(Provided material)
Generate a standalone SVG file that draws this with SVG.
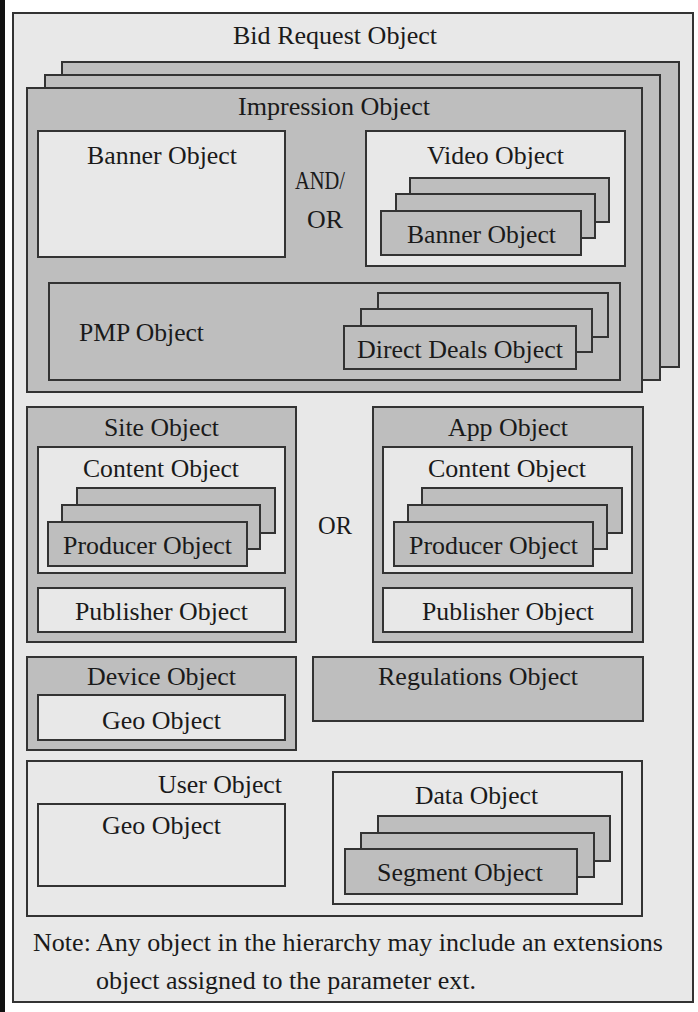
<svg xmlns="http://www.w3.org/2000/svg" width="698" height="1012" viewBox="0 0 698 1012">
<style>
.lt{fill:#e8e8e8;stroke:#333;stroke-width:2}
.gr{fill:#bebebe;stroke:#333;stroke-width:2}
text{font-family:"Liberation Serif","Times New Roman",serif;font-size:26px;fill:#1a1a1a}
</style>
<rect x="0" y="0" width="698" height="1012" fill="#ffffff"/>
<rect x="0" y="0" width="5" height="1012" fill="#111"/>
<g id="bid-request">
<rect class="lt" x="13" y="13" width="680" height="989"/>
<text x="233" y="44" textLength="204" lengthAdjust="spacingAndGlyphs">Bid Request Object</text>
</g>
<g id="impression">
<rect class="gr" x="62" y="62" width="617" height="305"/>
<rect class="gr" x="45" y="75" width="615" height="305"/>
<rect class="gr" x="27" y="88" width="615" height="304"/>
<text x="238" y="115" textLength="192" lengthAdjust="spacingAndGlyphs">Impression Object</text>
</g>
<g id="banner">
<rect class="lt" x="38" y="131" width="247" height="126"/>
<text x="87" y="164" textLength="150" lengthAdjust="spacingAndGlyphs">Banner Object</text>
</g>
<g id="and-or">
<text x="295" y="189" textLength="50" lengthAdjust="spacingAndGlyphs">AND/</text>
<text x="307" y="228" textLength="36" lengthAdjust="spacingAndGlyphs">OR</text>
</g>
<g id="video">
<rect class="lt" x="366" y="131" width="259" height="135"/>
<text x="427" y="164" textLength="137" lengthAdjust="spacingAndGlyphs">Video Object</text>
</g>
<g id="video-banner">
<rect class="gr" x="410" y="178" width="199" height="44"/>
<rect class="gr" x="396" y="194" width="199" height="44"/>
<rect class="gr" x="381" y="211" width="200" height="44"/>
<text x="407" y="243" textLength="149" lengthAdjust="spacingAndGlyphs">Banner Object</text>
</g>
<g id="pmp">
<rect class="gr" x="49" y="283" width="571" height="97"/>
<text x="79" y="341" textLength="125" lengthAdjust="spacingAndGlyphs">PMP Object</text>
</g>
<g id="direct-deals">
<rect class="gr" x="378" y="293" width="230" height="44"/>
<rect class="gr" x="361" y="309" width="231" height="43"/>
<rect class="gr" x="344" y="326" width="232" height="43"/>
<text x="357" y="358" textLength="206" lengthAdjust="spacingAndGlyphs">Direct Deals Object</text>
</g>
<g id="site">
<rect class="gr" x="27" y="407" width="269" height="235"/>
<text x="104" y="436" textLength="115" lengthAdjust="spacingAndGlyphs">Site Object</text>
</g>
<g id="site-content">
<rect class="lt" x="38" y="447" width="247" height="126"/>
<text x="83" y="477" textLength="156" lengthAdjust="spacingAndGlyphs">Content Object</text>
</g>
<g id="site-producer">
<rect class="gr" x="77" y="488" width="198" height="45"/>
<rect class="gr" x="62" y="505" width="198" height="44"/>
<rect class="gr" x="48" y="522" width="199" height="44"/>
<text x="63" y="554" textLength="169" lengthAdjust="spacingAndGlyphs">Producer Object</text>
</g>
<g id="site-publisher">
<rect class="lt" x="38" y="588" width="247" height="44"/>
<text x="75" y="620" textLength="173" lengthAdjust="spacingAndGlyphs">Publisher Object</text>
</g>
<g id="or-label">
<text x="318" y="534" textLength="34" lengthAdjust="spacingAndGlyphs">OR</text>
</g>
<g id="app">
<rect class="gr" x="373" y="407" width="270" height="235"/>
<text x="448" y="436" textLength="120" lengthAdjust="spacingAndGlyphs">App Object</text>
</g>
<g id="app-content">
<rect class="lt" x="383" y="447" width="249" height="126"/>
<text x="428" y="477" textLength="158" lengthAdjust="spacingAndGlyphs">Content Object</text>
</g>
<g id="app-producer">
<rect class="gr" x="422" y="488" width="200" height="45"/>
<rect class="gr" x="408" y="505" width="199" height="44"/>
<rect class="gr" x="394" y="522" width="199" height="44"/>
<text x="409" y="554" textLength="169" lengthAdjust="spacingAndGlyphs">Producer Object</text>
</g>
<g id="app-publisher">
<rect class="lt" x="383" y="588" width="249" height="44"/>
<text x="422" y="620" textLength="172" lengthAdjust="spacingAndGlyphs">Publisher Object</text>
</g>
<g id="device">
<rect class="gr" x="27" y="657" width="269" height="93"/>
<text x="87" y="685" textLength="149" lengthAdjust="spacingAndGlyphs">Device Object</text>
</g>
<g id="device-geo">
<rect class="lt" x="38" y="695" width="247" height="45"/>
<text x="102" y="729" textLength="119" lengthAdjust="spacingAndGlyphs">Geo Object</text>
</g>
<g id="regulations">
<rect class="gr" x="313" y="657" width="330" height="64"/>
<text x="378" y="685" textLength="200" lengthAdjust="spacingAndGlyphs">Regulations Object</text>
</g>
<g id="user">
<rect class="lt" x="27" y="761" width="615" height="155"/>
<text x="158" y="793" textLength="124" lengthAdjust="spacingAndGlyphs">User Object</text>
</g>
<g id="user-geo">
<rect class="lt" x="38" y="804" width="247" height="82"/>
<text x="102" y="834" textLength="119" lengthAdjust="spacingAndGlyphs">Geo Object</text>
</g>
<g id="data">
<rect class="lt" x="333" y="772" width="289" height="132"/>
<text x="415" y="804" textLength="123" lengthAdjust="spacingAndGlyphs">Data Object</text>
</g>
<g id="segment">
<rect class="gr" x="378" y="816" width="232" height="45"/>
<rect class="gr" x="361" y="833" width="233" height="44"/>
<rect class="gr" x="345" y="849" width="232" height="45"/>
<text x="377" y="881" textLength="166" lengthAdjust="spacingAndGlyphs">Segment Object</text>
</g>
<g id="note">
<text x="33" y="951" textLength="630" lengthAdjust="spacingAndGlyphs">Note: Any object in the hierarchy may include an extensions</text>
<text x="96" y="989" textLength="380" lengthAdjust="spacingAndGlyphs">object assigned to the parameter ext.</text>
</g>
<g id="connectors"/>
</svg>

(The task)
Transcribe all the data word for word; the images stay out.

(Response to the task)
Generate a standalone SVG file that draws this with SVG.
<svg xmlns="http://www.w3.org/2000/svg" width="698" height="1012" viewBox="0 0 698 1012">
<style>
.lt{fill:#e8e8e8;stroke:#333;stroke-width:2}
.gr{fill:#bebebe;stroke:#333;stroke-width:2}
text{font-family:"Liberation Serif","Times New Roman",serif;font-size:26px;fill:#1a1a1a}
</style>
<rect x="0" y="0" width="698" height="1012" fill="#ffffff"/>
<rect x="0" y="0" width="5" height="1012" fill="#111"/>
<g id="bid-request">
<rect class="lt" x="13" y="13" width="680" height="989"/>
<text x="233" y="44" textLength="204" lengthAdjust="spacingAndGlyphs">Bid Request Object</text>
</g>
<g id="impression">
<rect class="gr" x="62" y="62" width="617" height="305"/>
<rect class="gr" x="45" y="75" width="615" height="305"/>
<rect class="gr" x="27" y="88" width="615" height="304"/>
<text x="238" y="115" textLength="192" lengthAdjust="spacingAndGlyphs">Impression Object</text>
</g>
<g id="banner">
<rect class="lt" x="38" y="131" width="247" height="126"/>
<text x="87" y="164" textLength="150" lengthAdjust="spacingAndGlyphs">Banner Object</text>
</g>
<g id="and-or">
<text x="295" y="189" textLength="50" lengthAdjust="spacingAndGlyphs">AND/</text>
<text x="307" y="228" textLength="36" lengthAdjust="spacingAndGlyphs">OR</text>
</g>
<g id="video">
<rect class="lt" x="366" y="131" width="259" height="135"/>
<text x="427" y="164" textLength="137" lengthAdjust="spacingAndGlyphs">Video Object</text>
</g>
<g id="video-banner">
<rect class="gr" x="410" y="178" width="199" height="44"/>
<rect class="gr" x="396" y="194" width="199" height="44"/>
<rect class="gr" x="381" y="211" width="200" height="44"/>
<text x="407" y="243" textLength="149" lengthAdjust="spacingAndGlyphs">Banner Object</text>
</g>
<g id="pmp">
<rect class="gr" x="49" y="283" width="571" height="97"/>
<text x="79" y="341" textLength="125" lengthAdjust="spacingAndGlyphs">PMP Object</text>
</g>
<g id="direct-deals">
<rect class="gr" x="378" y="293" width="230" height="44"/>
<rect class="gr" x="361" y="309" width="231" height="43"/>
<rect class="gr" x="344" y="326" width="232" height="43"/>
<text x="357" y="358" textLength="206" lengthAdjust="spacingAndGlyphs">Direct Deals Object</text>
</g>
<g id="site">
<rect class="gr" x="27" y="407" width="269" height="235"/>
<text x="104" y="436" textLength="115" lengthAdjust="spacingAndGlyphs">Site Object</text>
</g>
<g id="site-content">
<rect class="lt" x="38" y="447" width="247" height="126"/>
<text x="83" y="477" textLength="156" lengthAdjust="spacingAndGlyphs">Content Object</text>
</g>
<g id="site-producer">
<rect class="gr" x="77" y="488" width="198" height="45"/>
<rect class="gr" x="62" y="505" width="198" height="44"/>
<rect class="gr" x="48" y="522" width="199" height="44"/>
<text x="63" y="554" textLength="169" lengthAdjust="spacingAndGlyphs">Producer Object</text>
</g>
<g id="site-publisher">
<rect class="lt" x="38" y="588" width="247" height="44"/>
<text x="75" y="620" textLength="173" lengthAdjust="spacingAndGlyphs">Publisher Object</text>
</g>
<g id="or-label">
<text x="318" y="534" textLength="34" lengthAdjust="spacingAndGlyphs">OR</text>
</g>
<g id="app">
<rect class="gr" x="373" y="407" width="270" height="235"/>
<text x="448" y="436" textLength="120" lengthAdjust="spacingAndGlyphs">App Object</text>
</g>
<g id="app-content">
<rect class="lt" x="383" y="447" width="249" height="126"/>
<text x="428" y="477" textLength="158" lengthAdjust="spacingAndGlyphs">Content Object</text>
</g>
<g id="app-producer">
<rect class="gr" x="422" y="488" width="200" height="45"/>
<rect class="gr" x="408" y="505" width="199" height="44"/>
<rect class="gr" x="394" y="522" width="199" height="44"/>
<text x="409" y="554" textLength="169" lengthAdjust="spacingAndGlyphs">Producer Object</text>
</g>
<g id="app-publisher">
<rect class="lt" x="383" y="588" width="249" height="44"/>
<text x="422" y="620" textLength="172" lengthAdjust="spacingAndGlyphs">Publisher Object</text>
</g>
<g id="device">
<rect class="gr" x="27" y="657" width="269" height="93"/>
<text x="87" y="685" textLength="149" lengthAdjust="spacingAndGlyphs">Device Object</text>
</g>
<g id="device-geo">
<rect class="lt" x="38" y="695" width="247" height="45"/>
<text x="102" y="729" textLength="119" lengthAdjust="spacingAndGlyphs">Geo Object</text>
</g>
<g id="regulations">
<rect class="gr" x="313" y="657" width="330" height="64"/>
<text x="378" y="685" textLength="200" lengthAdjust="spacingAndGlyphs">Regulations Object</text>
</g>
<g id="user">
<rect class="lt" x="27" y="761" width="615" height="155"/>
<text x="158" y="793" textLength="124" lengthAdjust="spacingAndGlyphs">User Object</text>
</g>
<g id="user-geo">
<rect class="lt" x="38" y="804" width="247" height="82"/>
<text x="102" y="834" textLength="119" lengthAdjust="spacingAndGlyphs">Geo Object</text>
</g>
<g id="data">
<rect class="lt" x="333" y="772" width="289" height="132"/>
<text x="415" y="804" textLength="123" lengthAdjust="spacingAndGlyphs">Data Object</text>
</g>
<g id="segment">
<rect class="gr" x="378" y="816" width="232" height="45"/>
<rect class="gr" x="361" y="833" width="233" height="44"/>
<rect class="gr" x="345" y="849" width="232" height="45"/>
<text x="377" y="881" textLength="166" lengthAdjust="spacingAndGlyphs">Segment Object</text>
</g>
<g id="note">
<text x="33" y="951" textLength="630" lengthAdjust="spacingAndGlyphs">Note: Any object in the hierarchy may include an extensions</text>
<text x="96" y="989" textLength="380" lengthAdjust="spacingAndGlyphs">object assigned to the parameter ext.</text>
</g>
<g id="connectors"/>
</svg>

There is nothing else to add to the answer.